Managing Director, Nigerian Ports Authority (NPA), Hadiza Bala Usman (left); Commander, Nigerian Navy Ship, Delta, Commodore Ibrahim Dewu; and Director-General, Nigerian Maritime Administration and Safety Agency (NIMASA) Dr. Dakuku Peterside, during the second edition of the maritime stakeholders’ interactive forum tagged: “Implementation of Executive Order I (Ease of Doing Business) in a secure maritime environment” held in Warri, Delta State.

Poised to enhance its service delivery, the Nigerian Ports Authority (NPA), has embarked on the preservation and digital archiving of its important and epochal achievements.

In this regard, the Authority has commenced a capacity building project aimed at developing strategies to make NPA very relevant, now and in many years to come.

This will involve the publication, documentation and archiving of achievements of NPA management.

In a maiden bespoke session organised by KITTR Consulting, for the staff of NPA, who are going to take the lead in the transformational stride, the Lead Consultant of the project Saada Baba-Mohammed, urged participants to seize the unique opportunity provided by the Hadiza Bala-Usman-led management to upscale their knowledge on digital preservation and archiving.

She added that: “There is no training which is negative. The project is expected to cover a wide range of areas ranging from communication, documentation and then archiving of document.

I believe at the end of the exercise, what they are expected to do is to go back to their respective offices, look at where they got it wrong, and then add value to it, and see how they can move forward in terms of keeping records.”

Speaking at the event, the General Manager, Corporate and Strategic Communications, NPA, Abdullahi Goje, said they are not only training, but building capacity to improve service delivery at the ports.

He noted that NPA officials interact with a lot of people from different background, hence the need for training to ensure that they add value to the already existing system, adding that facilities have been put in place for the training, as the organisation had since moved from analogue to digital.

A Senior Lecturer in Journalism and Communication Studies at the University of Lagos (UNILAG), Dr. Ismail Ibraheem, said constructive engagement with key stakeholders requires that NPA embraced the infrastructure and architecture necessary for preserving and archiving of important documents for current use as well as for posterity.

Ibraheem, who spoke on: “Communicating effectively with key and critical stakeholders,” noted: “we live in a brutal and unforgiving world of shared experience accentuated by the pervasive presence of the media and globalisation.

It is therefore imperative to develop as an organisation in the image you want the world to see you. This is why documentation, archiving, and digital preservation are imperative.”

Similarly, the Senior Librarian, UniLag, Dr. Ngozi Ukachi, who also doubles as Chairperson, Information Technology Section, Nigerian Library Association, spoke on “Digital Preservation of Archival Material.”

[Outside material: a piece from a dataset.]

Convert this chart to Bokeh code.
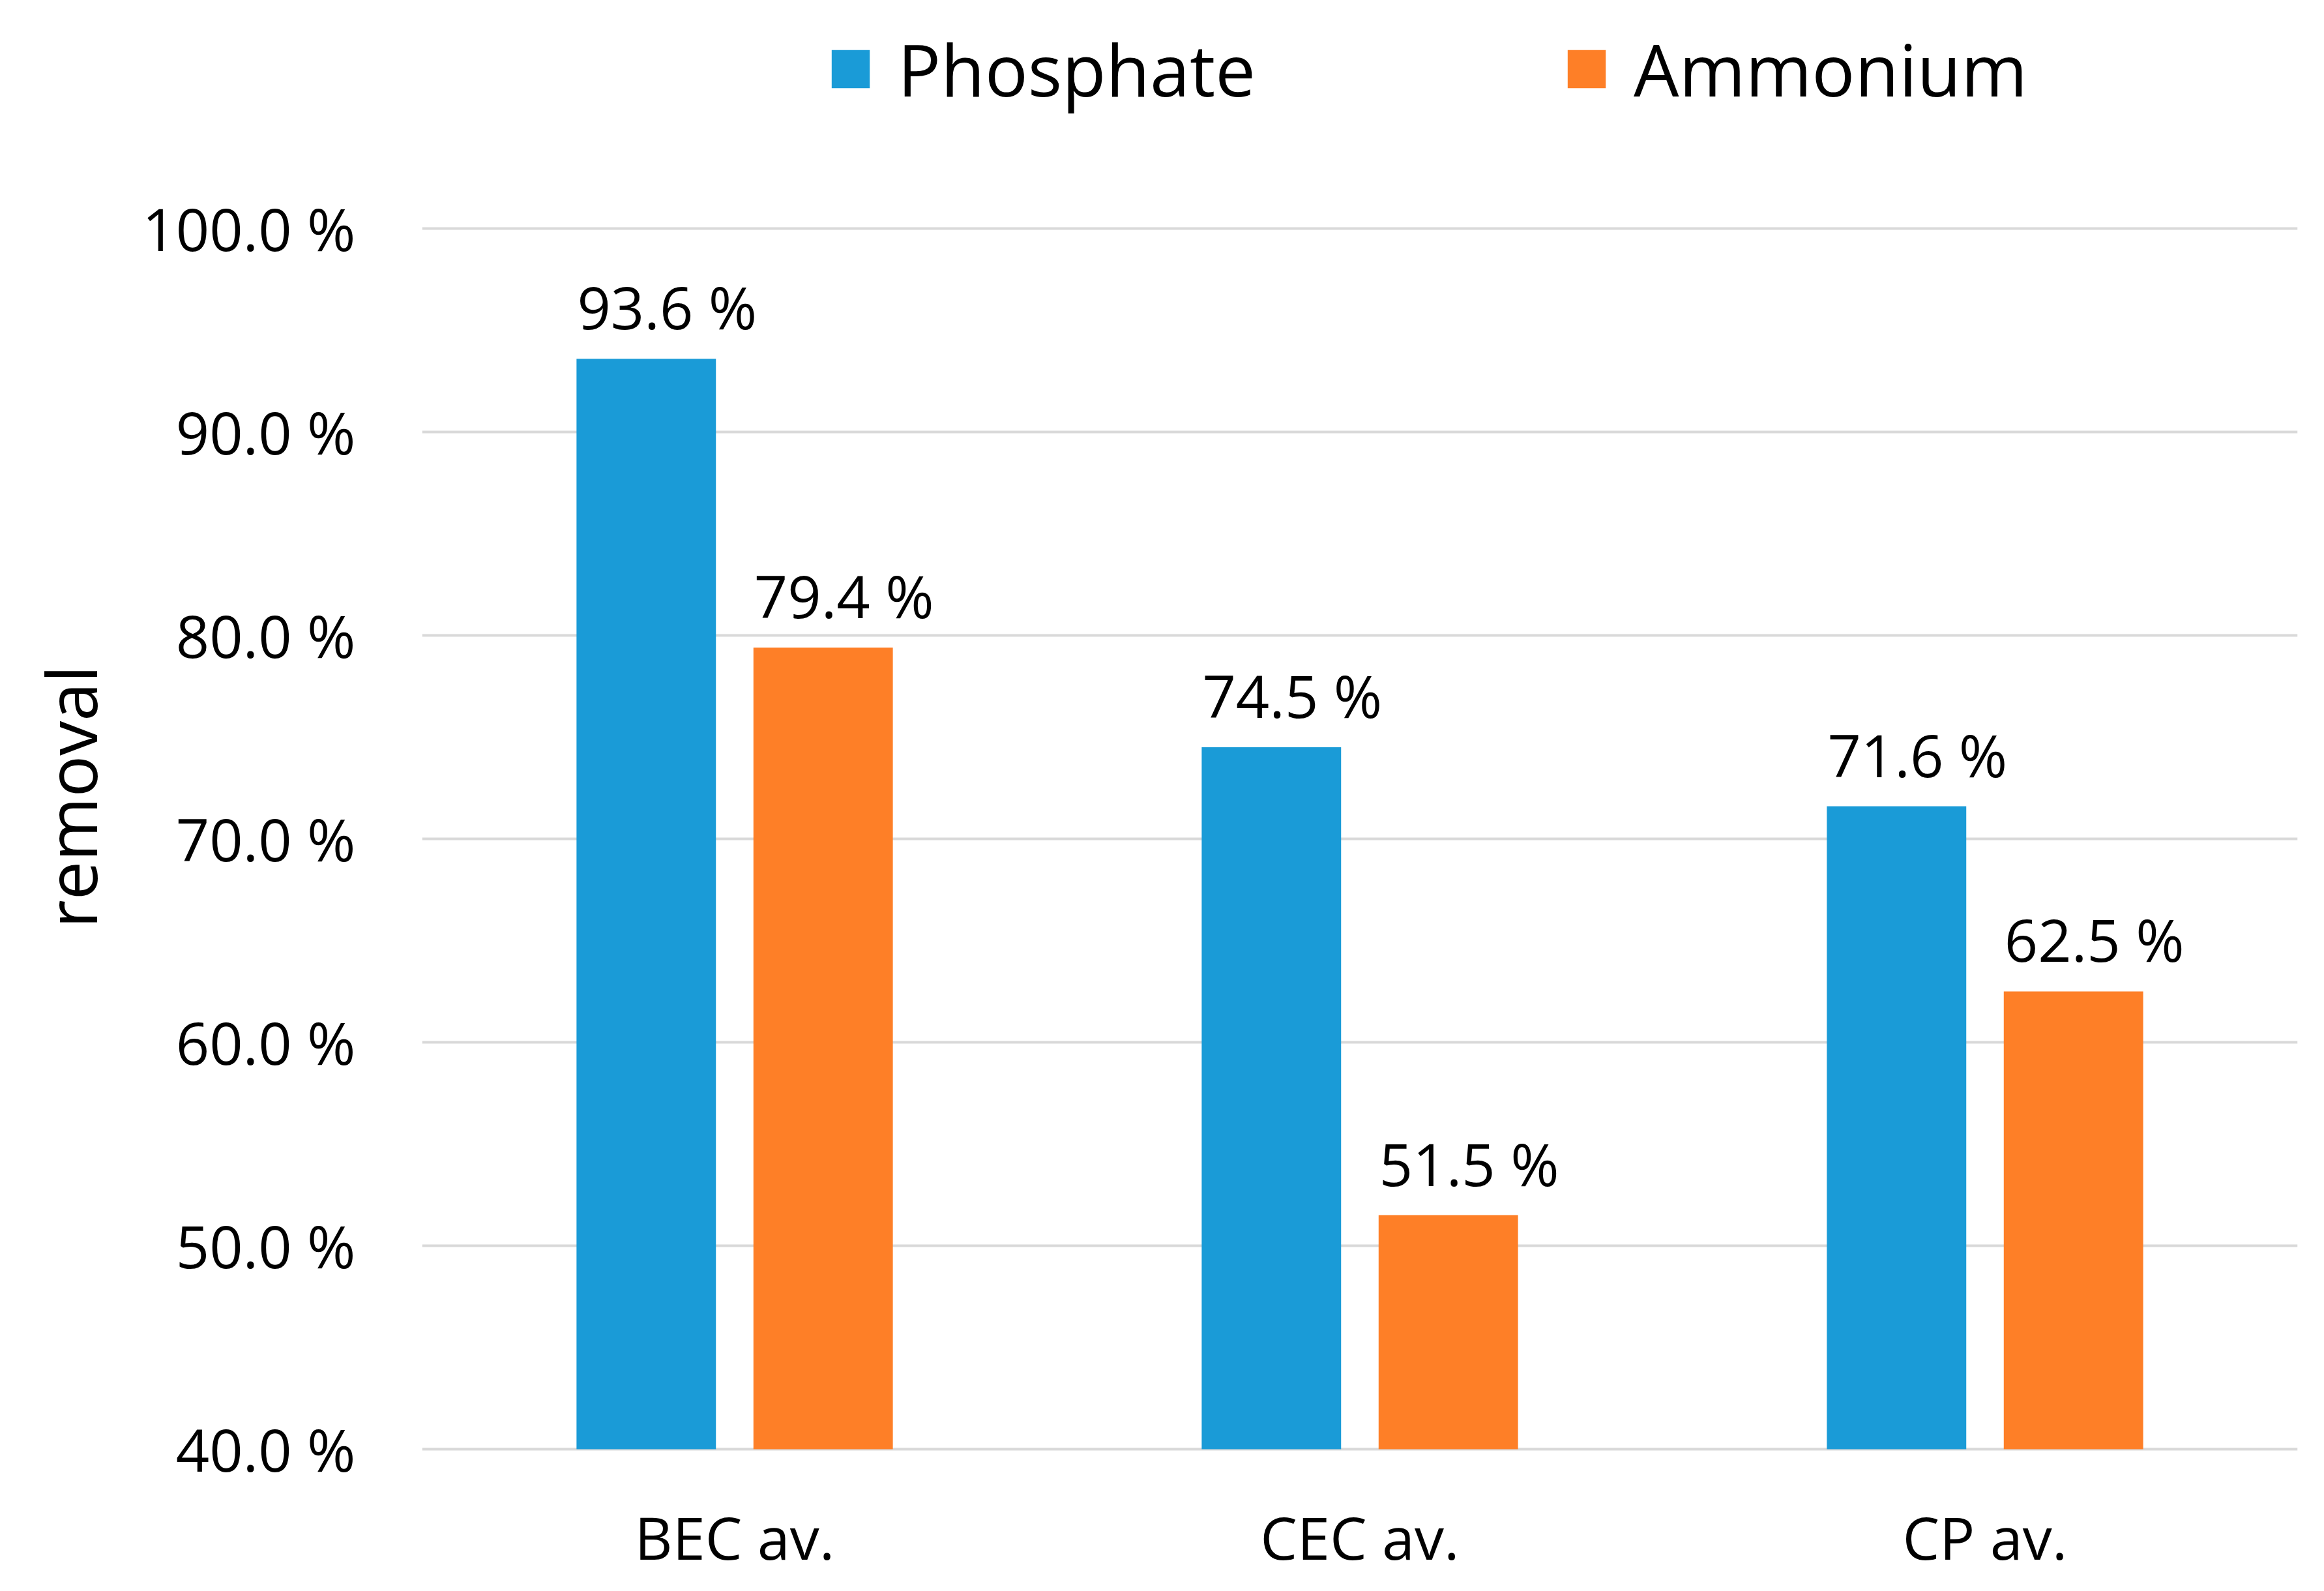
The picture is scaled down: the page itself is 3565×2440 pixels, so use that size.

She argued that the training would enable NPA to store old materials to meet the needs of information seekers, who want this to be available and accessible on the go in the digital age.

Stressing that the world is now one huge electronic place, she added that the training would give NPA staff the knowledge and skills for preserving and archiving useful valuable documents in the digital age.

She urged NPA and similar organisations to follow the lead of higher institutions, which have developed repositories for storing digital archival materials.